Quant à l'expérience subjective de la peur et de la tension des plaignants, la décision a déclaré qu'ils devaient montrer des preuves objectives que cette peur était justifiée. Les juges ont accepté la conclusion du tribunal inférieur selon laquelle les preuves présentées n'étaient pas convaincantes, tout comme ils ont accepté sa conclusion selon laquelle les restrictions imposées ne constituaient pas une «privation de liberté».

Comme David Yadid l'a noté, la bataille des plaignants n'a pas été complètement sans résultats. En 2015, le Trésor a décidé d'octroyer des allocations financières aux survivants du Maroc et d'Algérie en raison des restrictions qu'ils ont subies. Cela consistait principalement en une subvention annuelle de 4 000 shekels (1 240 $). Et trois ans plus tard, la Claims Conference décide de leur octroyer des subventions ponctuelles de 2 500 euros.

En résumé, les juges ont écrit que «le rôle de l'historien est distinct de celui du tribunal, et c'est une bonne chose. L'épreuve de l'histoire compte de nombreux participants, et fait l'objet d'ajouts et de mises à jour inappropriés pour une procédure judiciaire concrète. La loi, en revanche, fonctionne selon des règles précises, avec tous les avantages et inconvénients que cela comporte», relaie le média israélien.

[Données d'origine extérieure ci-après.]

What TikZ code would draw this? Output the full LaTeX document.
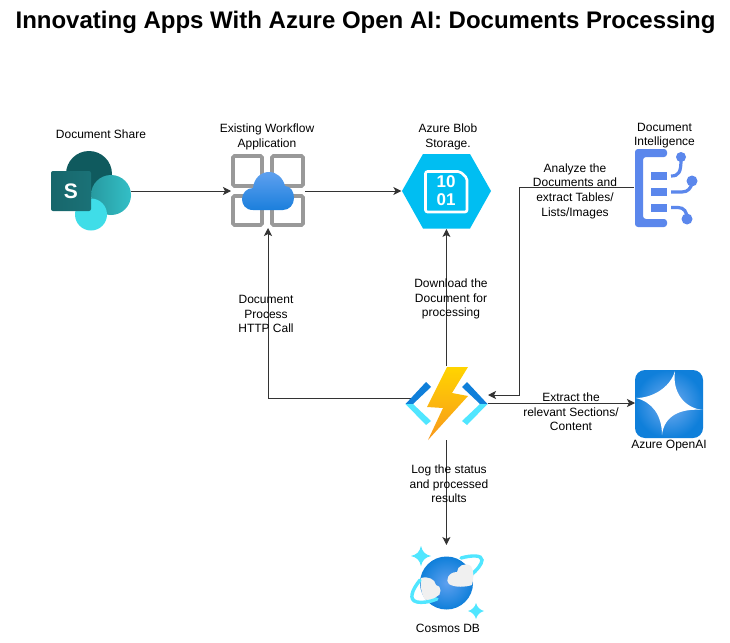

Néanmoins, l’avocat des plaignants a accusé le Trésor de «faire une discrimination entre les victimes du régime nazi pour des considérations budgétaires», soulignant que les Juifs de Libye et de Tunisie avaient été reconnus comme victimes des persécutions nazies. Il a ajouté qu'il envisagerait de demander au tribunal de réentendre la question avec un panel élargi de juges.